Once dough is ready to braid, cut each half of the dough into the desired number of strands you will be using to braid your challah: 3, 4, 5, or 6. Braid as desired, pinching the strand ends together on each end and tucking them under the formed challah. Lift braided challahs onto prepared baking sheet. Be sure that challahs are at least 2-inches apart on the baking sheet.
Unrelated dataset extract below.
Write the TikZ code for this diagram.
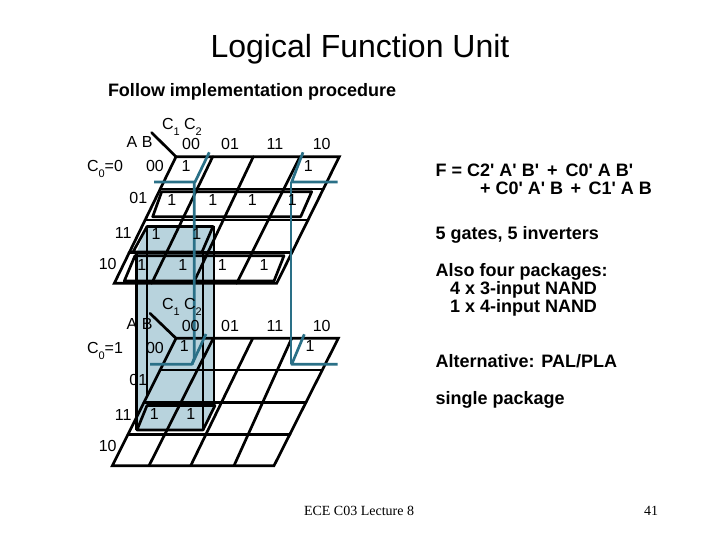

Lay a towel or plastic wrap lightly onto challahs, and let rise for 30-45 minutes at room temperature. (Alternatively, you can put a well-covered challah into the freezer for up to 1 week. The day you want to bake your challahs, remove them from the freezer and lift them onto a clean baking sheet that has been freshly oiled or lined with parchment paper. Cover challahs lightly with plastic wrap and let rise at room temperature for 2 ½-3 hours, or until they have reached room temperature and are soft and pillowy.)
Preheat oven to 350°F. 10 minutes before baking, remove plastic wrap and brush challahs with egg wash. Let sit for 10 minutes, and then brush with egg wash again. If using a topping, sprinkle it evenly over challah and bake for 27-30 minutes, rotating pan from back to front halfway through baking time.
Immediately transfer challahs from the hot pan onto a cooling rack. Let cool at least 30 minutes before slicing.
Makes 2 challahs.
Recipes and directions for filling individual challah strands:
Note: The apricots are delicious in combination with the dates. However, you can easily substitute the same amount of dates for the apricots, making this a pure date paste. The paste should be easily spreadable. If it’s too thick add more water, a tablespoon at a time, to lighten it up.
2 c. pitted dates, chopped (10 oz.)
1 c. dried apricots, coarsely chopped (6 ounces)
2/3 c. freshly squeezed orange juice
4-5 tbsp. water
Grated zest of 1 large orange
2 tsp. brown sugar
1/2 tsp. cinnamon
Pinch freshly ground black pepper
Stir all ingredients together in a small pan and bring to a boil. Reduce heat and simmer uncovered for 45 seconds. Let cool for 5 minutes, then puree with an immersion blender or in a blender. Transfer mixture to a small bowl, cover, and let remain at room temperature until needed.